Bosnian Serb war criminal (born 1961)

Sredoje Lukić (born 5 April 1961, Rujiste, Višegrad, Bosnia and Herzegovina) is a Bosnian Serb former policeman and convicted war criminal.

==Biography==
Lukić was born on 5 April 1961 in Rujište, Bosnia and Herzegovina. Before and during the Bosnian war, Lukić worked as a policeman in Visegrad. After the war started, he joined his cousin Milan Lukić's group of paramilitaries known as the White Eagles (Beli Orlovi). Milan Lukić and Sredoje Lukić were initially indicted together with Mitar Vasiljević. Sredoje Lukić surrendered to the Bosnian Serb authorities in September 2005. He was transferred to the International Criminal Tribunal for the former Yugoslavia ICTY on 16 September.

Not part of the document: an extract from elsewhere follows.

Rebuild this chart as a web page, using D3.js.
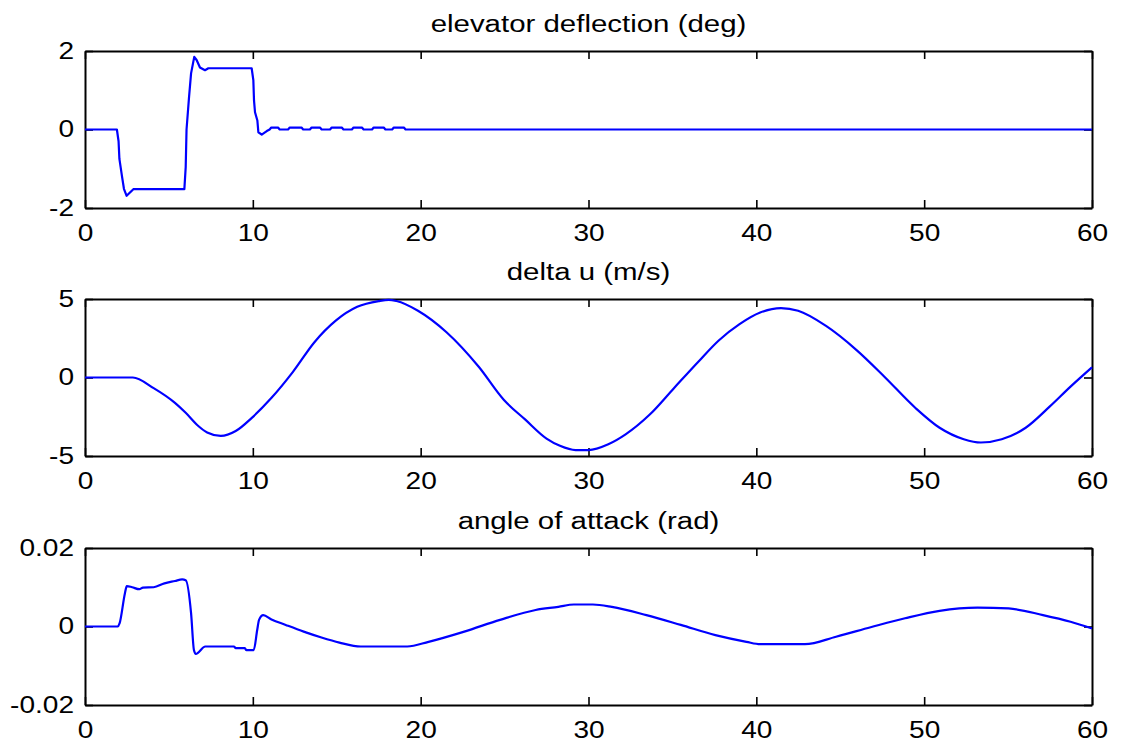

In July 2009 after being tried with his cousin he was found guilty by the ICTY of crimes against humanity and violations of war customs committed in the Višegrad municipality of Bosnia and Herzegovina during the Bosnian war.

He was found to have substantially contributed to the deaths of 59 people trapped in the Pionirska Street fire. He had been present at Jusuf Memić's house, and carrying arms, while the robbery and the strip searches were taking place inside and when the women were removed. He was also present during the transfer of victims to Adem Omeragić's house. The ICTY Trial Chamber concluded that there was no reliable evidence he had set the house on fire or shot at the windows as people tried to escape. Nevertheless, although he did not set Adem Omeragić's house on fire himself, he knew what would happen to the group of victims that he helped to herd there. With Judge Patrick Robinson dissenting, the Trial Chamber found that "by his presence and by being armed, Sredoje Lukić substantially contributed to the deaths of the 59 people trapped in the house and that he had aided and abetted the cruel treatment and inhumane acts committed against all the members of the group".

Sredoje Lukić's defence team filed a notice of appeal and its appeal brief. The prosecution also filed a motion of appeal and its appeal briefs requesting that Lukić's sentence be reviewed and lengthened. The Appeals Chamber in 2012 affirmed the sentence of life imprisonment for Milan Lukić, and reduced, Judge Pocar and Judge Liu dissenting, the sentence for Sredoje Lukić from 30 to 27 years of imprisonment.

In relation to the Uzamnica camp, the evidence showed that Milan Lukić and Sredoje Lukić were opportunistic visitors to the camp, which Sredoje visited less frequently than Milan. They both severely and repeatedly kicked and beat detainees with fists, truncheons, sticks and rifle butts. As opportunistic visitors to the camp, they came for no other reason than to inflict violence on the detainees. The extraordinary brutality with which they behaved towards the detainees caused them serious and permanent damage. The ICTY's Trial Chamber observed that the Pionirska street fire was an example of the worst acts of inhumanity that a person was capable of inflicting upon others and "ranked high in the long, sad and wretched history of man's inhumanity to man".